* WHAT IS BEING ASKED *
Leave out every picture, then transcribe the rest of the listing exactly.

** Start SOURCE EXCERPT **

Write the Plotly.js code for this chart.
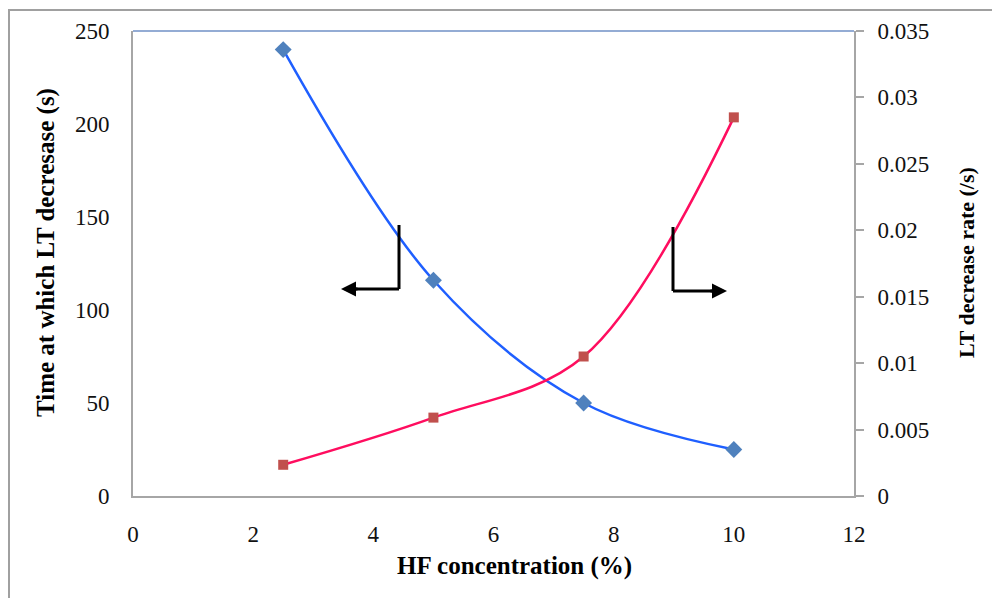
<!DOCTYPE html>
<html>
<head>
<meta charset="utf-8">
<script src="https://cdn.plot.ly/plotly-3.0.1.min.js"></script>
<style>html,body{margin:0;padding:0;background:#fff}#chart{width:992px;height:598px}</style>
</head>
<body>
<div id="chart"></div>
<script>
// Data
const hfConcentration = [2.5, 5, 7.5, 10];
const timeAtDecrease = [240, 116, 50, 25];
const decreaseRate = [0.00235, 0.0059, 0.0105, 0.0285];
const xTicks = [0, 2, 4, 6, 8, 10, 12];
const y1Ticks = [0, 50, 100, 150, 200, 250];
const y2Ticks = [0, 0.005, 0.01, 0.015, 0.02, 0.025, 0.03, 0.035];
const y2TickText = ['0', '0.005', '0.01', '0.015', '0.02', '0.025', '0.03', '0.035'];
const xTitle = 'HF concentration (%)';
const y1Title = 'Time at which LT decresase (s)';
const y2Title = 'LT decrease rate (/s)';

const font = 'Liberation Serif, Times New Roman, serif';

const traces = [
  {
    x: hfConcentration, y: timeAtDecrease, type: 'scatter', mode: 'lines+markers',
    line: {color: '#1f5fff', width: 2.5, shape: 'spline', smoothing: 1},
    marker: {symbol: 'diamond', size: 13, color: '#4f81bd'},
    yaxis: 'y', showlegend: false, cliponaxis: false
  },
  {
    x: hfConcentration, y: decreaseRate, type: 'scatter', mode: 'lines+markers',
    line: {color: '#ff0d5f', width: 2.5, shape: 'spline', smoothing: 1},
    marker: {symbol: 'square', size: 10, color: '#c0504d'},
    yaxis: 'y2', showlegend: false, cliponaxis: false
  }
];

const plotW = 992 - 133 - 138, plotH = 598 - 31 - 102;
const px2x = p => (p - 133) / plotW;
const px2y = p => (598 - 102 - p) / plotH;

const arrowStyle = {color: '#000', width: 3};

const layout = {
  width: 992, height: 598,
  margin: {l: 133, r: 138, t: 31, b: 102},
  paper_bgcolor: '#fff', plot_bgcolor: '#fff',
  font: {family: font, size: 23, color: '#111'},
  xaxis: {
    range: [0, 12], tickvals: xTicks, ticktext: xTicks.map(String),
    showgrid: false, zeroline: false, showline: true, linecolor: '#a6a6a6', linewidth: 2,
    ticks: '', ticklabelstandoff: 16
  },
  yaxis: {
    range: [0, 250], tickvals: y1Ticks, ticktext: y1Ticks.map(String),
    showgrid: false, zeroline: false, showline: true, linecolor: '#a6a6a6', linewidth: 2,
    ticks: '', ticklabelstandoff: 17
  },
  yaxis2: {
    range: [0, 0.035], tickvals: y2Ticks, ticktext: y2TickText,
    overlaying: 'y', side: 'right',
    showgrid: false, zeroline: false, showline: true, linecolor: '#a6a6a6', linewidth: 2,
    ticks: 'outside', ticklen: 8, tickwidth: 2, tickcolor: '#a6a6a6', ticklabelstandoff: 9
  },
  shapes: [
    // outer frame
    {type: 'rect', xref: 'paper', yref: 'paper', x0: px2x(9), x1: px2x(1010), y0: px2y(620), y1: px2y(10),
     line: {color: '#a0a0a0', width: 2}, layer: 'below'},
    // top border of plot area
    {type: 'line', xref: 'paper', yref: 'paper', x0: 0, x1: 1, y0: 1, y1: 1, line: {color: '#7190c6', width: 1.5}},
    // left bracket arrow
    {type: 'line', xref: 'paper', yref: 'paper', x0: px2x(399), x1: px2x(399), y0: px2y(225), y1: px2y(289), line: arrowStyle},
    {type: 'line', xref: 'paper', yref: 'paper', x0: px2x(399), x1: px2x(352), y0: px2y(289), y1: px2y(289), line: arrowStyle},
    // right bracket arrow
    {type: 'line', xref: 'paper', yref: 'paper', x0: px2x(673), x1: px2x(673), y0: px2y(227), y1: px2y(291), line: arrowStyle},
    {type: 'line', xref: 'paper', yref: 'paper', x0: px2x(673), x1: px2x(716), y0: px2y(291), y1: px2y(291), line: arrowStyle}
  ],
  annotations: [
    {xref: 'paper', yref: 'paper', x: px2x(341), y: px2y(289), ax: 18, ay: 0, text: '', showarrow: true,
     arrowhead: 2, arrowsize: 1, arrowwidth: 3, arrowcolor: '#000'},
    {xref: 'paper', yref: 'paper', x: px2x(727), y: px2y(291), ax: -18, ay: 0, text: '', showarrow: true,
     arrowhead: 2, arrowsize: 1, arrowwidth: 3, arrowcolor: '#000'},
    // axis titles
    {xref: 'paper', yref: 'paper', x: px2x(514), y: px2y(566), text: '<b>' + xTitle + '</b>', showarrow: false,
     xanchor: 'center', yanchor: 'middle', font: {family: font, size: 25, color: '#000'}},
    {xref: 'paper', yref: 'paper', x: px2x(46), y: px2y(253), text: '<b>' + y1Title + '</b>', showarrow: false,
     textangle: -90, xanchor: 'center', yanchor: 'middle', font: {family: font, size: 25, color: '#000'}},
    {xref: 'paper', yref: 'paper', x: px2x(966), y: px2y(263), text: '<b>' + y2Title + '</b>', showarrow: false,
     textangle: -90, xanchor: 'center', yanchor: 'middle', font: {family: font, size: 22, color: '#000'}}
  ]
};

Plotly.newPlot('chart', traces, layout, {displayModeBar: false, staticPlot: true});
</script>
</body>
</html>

** End SOURCE EXCERPT **

* TASK ANSWER *
Write the Plotly.js code for this chart.
<!DOCTYPE html>
<html>
<head>
<meta charset="utf-8">
<script src="https://cdn.plot.ly/plotly-3.0.1.min.js"></script>
<style>html,body{margin:0;padding:0;background:#fff}#chart{width:992px;height:598px}</style>
</head>
<body>
<div id="chart"></div>
<script>
// Data
const hfConcentration = [2.5, 5, 7.5, 10];
const timeAtDecrease = [240, 116, 50, 25];
const decreaseRate = [0.00235, 0.0059, 0.0105, 0.0285];
const xTicks = [0, 2, 4, 6, 8, 10, 12];
const y1Ticks = [0, 50, 100, 150, 200, 250];
const y2Ticks = [0, 0.005, 0.01, 0.015, 0.02, 0.025, 0.03, 0.035];
const y2TickText = ['0', '0.005', '0.01', '0.015', '0.02', '0.025', '0.03', '0.035'];
const xTitle = 'HF concentration (%)';
const y1Title = 'Time at which LT decresase (s)';
const y2Title = 'LT decrease rate (/s)';

const font = 'Liberation Serif, Times New Roman, serif';

const traces = [
  {
    x: hfConcentration, y: timeAtDecrease, type: 'scatter', mode: 'lines+markers',
    line: {color: '#1f5fff', width: 2.5, shape: 'spline', smoothing: 1},
    marker: {symbol: 'diamond', size: 13, color: '#4f81bd'},
    yaxis: 'y', showlegend: false, cliponaxis: false
  },
  {
    x: hfConcentration, y: decreaseRate, type: 'scatter', mode: 'lines+markers',
    line: {color: '#ff0d5f', width: 2.5, shape: 'spline', smoothing: 1},
    marker: {symbol: 'square', size: 10, color: '#c0504d'},
    yaxis: 'y2', showlegend: false, cliponaxis: false
  }
];

const plotW = 992 - 133 - 138, plotH = 598 - 31 - 102;
const px2x = p => (p - 133) / plotW;
const px2y = p => (598 - 102 - p) / plotH;

const arrowStyle = {color: '#000', width: 3};

const layout = {
  width: 992, height: 598,
  margin: {l: 133, r: 138, t: 31, b: 102},
  paper_bgcolor: '#fff', plot_bgcolor: '#fff',
  font: {family: font, size: 23, color: '#111'},
  xaxis: {
    range: [0, 12], tickvals: xTicks, ticktext: xTicks.map(String),
    showgrid: false, zeroline: false, showline: true, linecolor: '#a6a6a6', linewidth: 2,
    ticks: '', ticklabelstandoff: 16
  },
  yaxis: {
    range: [0, 250], tickvals: y1Ticks, ticktext: y1Ticks.map(String),
    showgrid: false, zeroline: false, showline: true, linecolor: '#a6a6a6', linewidth: 2,
    ticks: '', ticklabelstandoff: 17
  },
  yaxis2: {
    range: [0, 0.035], tickvals: y2Ticks, ticktext: y2TickText,
    overlaying: 'y', side: 'right',
    showgrid: false, zeroline: false, showline: true, linecolor: '#a6a6a6', linewidth: 2,
    ticks: 'outside', ticklen: 8, tickwidth: 2, tickcolor: '#a6a6a6', ticklabelstandoff: 9
  },
  shapes: [
    // outer frame
    {type: 'rect', xref: 'paper', yref: 'paper', x0: px2x(9), x1: px2x(1010), y0: px2y(620), y1: px2y(10),
     line: {color: '#a0a0a0', width: 2}, layer: 'below'},
    // top border of plot area
    {type: 'line', xref: 'paper', yref: 'paper', x0: 0, x1: 1, y0: 1, y1: 1, line: {color: '#7190c6', width: 1.5}},
    // left bracket arrow
    {type: 'line', xref: 'paper', yref: 'paper', x0: px2x(399), x1: px2x(399), y0: px2y(225), y1: px2y(289), line: arrowStyle},
    {type: 'line', xref: 'paper', yref: 'paper', x0: px2x(399), x1: px2x(352), y0: px2y(289), y1: px2y(289), line: arrowStyle},
    // right bracket arrow
    {type: 'line', xref: 'paper', yref: 'paper', x0: px2x(673), x1: px2x(673), y0: px2y(227), y1: px2y(291), line: arrowStyle},
    {type: 'line', xref: 'paper', yref: 'paper', x0: px2x(673), x1: px2x(716), y0: px2y(291), y1: px2y(291), line: arrowStyle}
  ],
  annotations: [
    {xref: 'paper', yref: 'paper', x: px2x(341), y: px2y(289), ax: 18, ay: 0, text: '', showarrow: true,
     arrowhead: 2, arrowsize: 1, arrowwidth: 3, arrowcolor: '#000'},
    {xref: 'paper', yref: 'paper', x: px2x(727), y: px2y(291), ax: -18, ay: 0, text: '', showarrow: true,
     arrowhead: 2, arrowsize: 1, arrowwidth: 3, arrowcolor: '#000'},
    // axis titles
    {xref: 'paper', yref: 'paper', x: px2x(514), y: px2y(566), text: '<b>' + xTitle + '</b>', showarrow: false,
     xanchor: 'center', yanchor: 'middle', font: {family: font, size: 25, color: '#000'}},
    {xref: 'paper', yref: 'paper', x: px2x(46), y: px2y(253), text: '<b>' + y1Title + '</b>', showarrow: false,
     textangle: -90, xanchor: 'center', yanchor: 'middle', font: {family: font, size: 25, color: '#000'}},
    {xref: 'paper', yref: 'paper', x: px2x(966), y: px2y(263), text: '<b>' + y2Title + '</b>', showarrow: false,
     textangle: -90, xanchor: 'center', yanchor: 'middle', font: {family: font, size: 22, color: '#000'}}
  ]
};

Plotly.newPlot('chart', traces, layout, {displayModeBar: false, staticPlot: true});
</script>
</body>
</html>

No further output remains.